My dad has taught me the fine art of love and loving your family.

Almost 3 years ago, Laura and I decided we wanted to do a 10k when we were home for Thanksgiving. We knew we could get Becca to do it with us. And then I said, "We should get Dad to do it. You know if we throw it out there, he'll probably do it." The next day his email came back, "My initial reaction was 'no thanks' but 2009 has been a year of impressive - at least I think so - physical renewal and I'm warming up to the idea." He then outlined several concerns, one of which being that the longest he had ever run in his life was 4 miles, another being that he hadn't run more than a mile in a really long time. But when the man says he's going to do something, he commits entirely. The night before the race, his friend Mike Ober asked, in wonder (or perhaps confusion), "What's next? A half marathon?" My dad laughed and shook his head and said he didn't think he'd keep up the running and certainly wouldn't run farther. He has since run countless 7 and 8-mile runs and finished his first half marathon last September. He has a personal trainer named Vinnie. He and my mom are road biking nuts. It is both humbling and inspiring to have them kick my butt up and down Calaveras Blvd. He has achieved a physical fitness level I don't think he ever even dreamed of. My dad, and mom, have taught me the fine art of aging well.

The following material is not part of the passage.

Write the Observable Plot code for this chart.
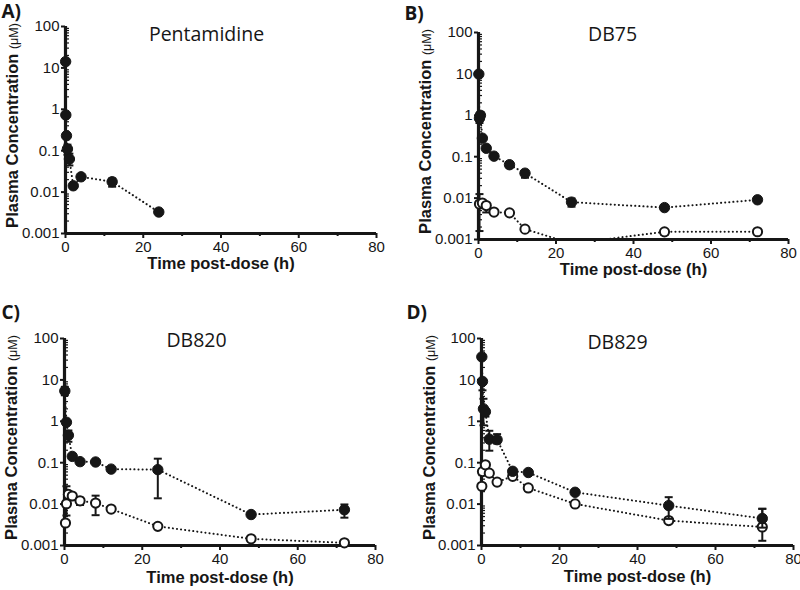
<!DOCTYPE html>
<html><head><meta charset="utf-8">
<script src="https://cdn.jsdelivr.net/npm/d3@7"></script>
<script src="https://cdn.jsdelivr.net/npm/@observablehq/plot@0.6"></script>
<style>
body{margin:0;background:#fff}
#wrap{position:relative;width:800px;height:590px;overflow:hidden}
#wrap svg{position:absolute}
</style>
</head><body><div id="wrap"></div>
<script>
// ---- tick labels / text ----
const xTicks = [0, 20, 40, 60, 80];
const xMinorTicks = [10, 30, 50, 70];
const yTicks = [0.001, 0.01, 0.1, 1, 10, 100];
const yTickLabels = ["0.001", "0.01", "0.1", "1", "10", "100"];
const yMinorTicks = [];
for (const dec of [0.001, 0.01, 0.1, 1, 10]) for (const m of [2,3,4,5,6,7,8,9]) yMinorTicks.push(dec * m);
const panelLetters = ["A)", "B)", "C)", "D)"];
const panelTitles = ["Pentamidine", "DB75", "DB820", "DB829"];
const xLabel = "Time post-dose (h)";
const yLabelMain = "Plasma Concentration ";
const yLabelUnit = "(μM)";

// ---- A) Pentamidine ----
const pentTime     = [0.033, 0.083, 0.25, 0.5, 1, 2, 4, 12, 24];
const pentFilled   = [14.2, 0.73, 0.23, 0.11, 0.063, 0.0142, 0.0234, 0.0178, 0.0033];
const pentFilledLo = [null, null, null, 0.08, 0.044, null, null, 0.0135, null];
const pentFilledHi = [null, null, null, 0.14, 0.085, null, null, 0.0214, null];

// ---- B) DB75 ----
const db75FilledTime = [0.083, 0.25, 0.5, 1, 2, 4, 8, 12, 24, 48, 72];
const db75Filled     = [9.9, 0.85, 1.0, 0.28, 0.16, 0.103, 0.064, 0.040, 0.0080, 0.0059, 0.0091];
const db75FilledLo   = [null, 0.65, 0.8, null, 0.14, null, 0.055, 0.031, 0.0062, null, null];
const db75FilledHi   = [null, 1.1, 1.2, null, 0.18, null, 0.072, 0.047, 0.0098, null, null];
const db75OpenTime   = [0.25, 1, 2, 4, 8, 12, 24, 48, 72];
const db75Open       = [0.0072, 0.0076, 0.0066, 0.0046, 0.0044, 0.00178, 0.0008, 0.00153, 0.00154];
const db75OpenLo     = [0.0016, null, 0.0045, 0.0040, null, null, null, 0.0013, 0.0014];
const db75OpenHi     = [0.0125, null, 0.0072, 0.0052, null, null, null, 0.0017, 0.0016];

// ---- C) DB820 ----
const db820FilledTime = [0.083, 0.5, 1, 2, 4, 8, 12, 24, 48, 72];
const db820Filled     = [5.4, 0.95, 0.46, 0.142, 0.106, 0.104, 0.070, 0.068, 0.0056, 0.0073];
const db820FilledLo   = [4.25, null, 0.32, null, 0.09, null, null, 0.0138, null, 0.0047];
const db820FilledHi   = [6.8, null, 0.6, null, 0.12, null, null, 0.125, null, 0.0098];
const db820OpenTime   = [0.25, 0.5, 1, 2, 4, 8, 12, 24, 48, 72];
const db820Open       = [0.0035, 0.0102, 0.0171, 0.0157, 0.012, 0.0106, 0.0076, 0.0029, 0.00145, 0.00116];
const db820OpenLo     = [null, 0.0053, null, null, 0.0095, 0.0054, null, null, null, null];
const db820OpenHi     = [null, 0.027, null, null, 0.0142, 0.016, null, null, null, null];

// ---- D) DB829 ----
const db829FilledTime = [0.083, 0.25, 0.5, 1, 2, 4, 8, 12, 24, 48, 72];
const db829Filled     = [36, 9.2, 2.0, 1.7, 0.37, 0.36, 0.062, 0.058, 0.0193, 0.0092, 0.0045];
const db829FilledLo   = [null, 5.6, 0.8, 1.3, 0.195, 0.29, null, null, null, 0.0044, 0.0027];
const db829FilledHi   = [null, 10, 3.5, 2.0, 0.59, 0.49, null, null, null, 0.0147, 0.0077];
const db829OpenTime   = [0.083, 0.25, 1, 2, 4, 8, 12, 24, 48, 72];
const db829Open       = [0.027, 0.061, 0.089, 0.056, 0.034, 0.047, 0.0246, 0.0101, 0.0040, 0.0028];
const db829OpenLo     = [null, 0.05, null, null, null, null, 0.021, null, 0.0036, 0.0013];
const db829OpenHi     = [null, 0.07, null, null, null, null, 0.028, null, 0.0045, 0.0077];

// ---- helpers ----
const ink = "#161616";
const capSymbol = { draw(ctx, size) { const w = Math.sqrt(size / Math.PI); ctx.moveTo(-w, 0); ctx.lineTo(w, 0); } };
function rows(t, v, lo, hi) { return t.map((d, i) => ({t: d, v: v[i], lo: lo[i], hi: hi[i]})); }
const yFmt = d => { const k = yTicks.findIndex(v => Math.abs(v - d) / v < 1e-6); return k < 0 ? "" : yTickLabels[k]; };

function seriesMarks(data, open) {
  const err = data.filter(d => d.lo != null);
  const caps = err.flatMap(d => [{t: d.t, y: d.lo}, {t: d.t, y: d.hi}]);
  return [
    Plot.line(data, {x: "t", y: "v", stroke: ink, strokeWidth: 2, strokeDasharray: "0.1,4", strokeLinecap: "round", clip: "frame"}),
    Plot.ruleX(err, {x: "t", y1: "lo", y2: "hi", stroke: ink, strokeWidth: 2}),
    Plot.dot(caps, {x: "t", y: "y", symbol: capSymbol, r: 4, stroke: ink, strokeWidth: 2, fill: "none"}),
    Plot.dot(data.filter(d => d.v >= 0.001), {x: "t", y: "v", r: open ? 4.6 : 5.2,
      fill: open ? "white" : ink, stroke: ink, strokeWidth: open ? 2 : 1})
  ];
}

const panels = [
  {left: 0, top: 0, ml: 65, mr: 24, mt: 26, mb: 62, title: [206, 34], letter: [1, 11], ylabX: 12.5, xlabDy: 35,
   series: [[rows(pentTime, pentFilled, pentFilledLo, pentFilledHi), false]]},
  {left: 400, top: 0, ml: 78, mr: 12, mt: 32, mb: 56, title: [212, 34], letter: [4, 13], ylabX: 25.5, xlabDy: 35,
   series: [[rows(db75OpenTime, db75Open, db75OpenLo, db75OpenHi), true],
            [rows(db75FilledTime, db75Filled, db75FilledLo, db75FilledHi), false]]},
  {left: 0, top: 295, ml: 64, mr: 25, mt: 43, mb: 45, title: [196, 45], letter: [1, 17.5], ylabX: 11, xlabDy: 37,
   series: [[rows(db820OpenTime, db820Open, db820OpenLo, db820OpenHi), true],
            [rows(db820FilledTime, db820Filled, db820FilledLo, db820FilledHi), false]]},
  {left: 400, top: 295, ml: 81, mr: 7, mt: 43, mb: 45, title: [217, 47.5], letter: [6, 17], ylabX: 29, xlabDy: 36,
   series: [[rows(db829OpenTime, db829Open, db829OpenLo, db829OpenHi), true],
            [rows(db829FilledTime, db829Filled, db829FilledLo, db829FilledHi), false]]}
];

const W = 400, H = 295;
const wrap = document.getElementById("wrap");
panels.forEach((p, i) => {
  const marks = [
    Plot.axisX({ticks: xTicks, tickSize: 5, tickPadding: 3, fontSize: 15, label: null, strokeWidth: 2}),
    Plot.axisX({ticks: xMinorTicks, tickSize: 3, tickFormat: () => "", label: null, strokeWidth: 2}),
    Plot.axisY({ticks: yTicks, tickFormat: yFmt, tickSize: 4, tickPadding: 2, fontSize: 15, label: null, strokeWidth: 2}),
    Plot.axisY({ticks: yMinorTicks, tickSize: 3, dx: 4, tickFormat: () => "", label: null, strokeWidth: 1.2}),
    Plot.ruleX([0], {y1: 0.001, y2: 100, stroke: ink, strokeWidth: 3.2}),
    Plot.ruleY([0.001], {x1: 0, x2: 80, stroke: ink, strokeWidth: 3.2}),
    ...p.series.flatMap(([d, open]) => seriesMarks(d, open)),
    Plot.text([panelTitles[i]], {text: d => d, frameAnchor: "top-left", dx: p.title[0] - p.ml, dy: p.title[1] - p.mt,
      fontSize: 19.5, fontFamily: "Open Sans, sans-serif", textAnchor: "middle", lineAnchor: "middle"}),
    Plot.text([panelLetters[i]], {text: d => d, frameAnchor: "top-left", dx: p.letter[0] - p.ml, dy: p.letter[1] - p.mt,
      fontSize: 19, fontWeight: "bold", fontFamily: "Open Sans, sans-serif", textAnchor: "start", lineAnchor: "middle"}),
    Plot.text([xLabel], {text: d => d, frameAnchor: "bottom", dy: p.xlabDy, fontSize: 16.5, fontWeight: "bold"})
  ];
  const node = Plot.plot({
    width: W, height: H,
    marginLeft: p.ml, marginRight: p.mr, marginTop: p.mt, marginBottom: p.mb,
    style: {fontFamily: "'Liberation Sans', Arial, sans-serif", color: ink, background: "transparent", overflow: "visible"},
    x: {domain: [0, 80]},
    y: {type: "log", domain: [0.001, 100]},
    marks
  });
  node.style.left = p.left + "px";
  node.style.top = p.top + "px";
  const cy = (p.mt + (H - p.mb)) / 2 - 4;
  const t = d3.select(node).append("text")
    .attr("transform", `translate(${p.ylabX},${cy}) rotate(-90)`)
    .attr("text-anchor", "middle").attr("y", 5.8).attr("fill", ink);
  t.append("tspan").attr("font-weight", "bold").attr("font-size", 16.5).text(yLabelMain);
  t.append("tspan").attr("font-size", 12.5).text(yLabelUnit);
  wrap.appendChild(node);
});
</script>
</body></html>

So raise your glass and toast the man who has probably taught each of us something, and will continue the fine art of living well.


Kellie Knapp said...

Hear, hear!!

Nataluscious said...

Beautiful Sarah, as I would have expected from you ;). But, hands down, my favorite part was the story of when you got caught cheating and how he handled it. I had never heard that story before, and it is incredibly touching and a very, very smart way to handle something like that. I am going to remember that because I am sure there will come a time when I can use it!

Janet T. Perry said...

I shared your story about cheating last Sunday in Sunday School. I thought it fit in well with the lesson about parenting (Alma, an imperfect dad, counseling three imperfect sons). Thanks for your transparency.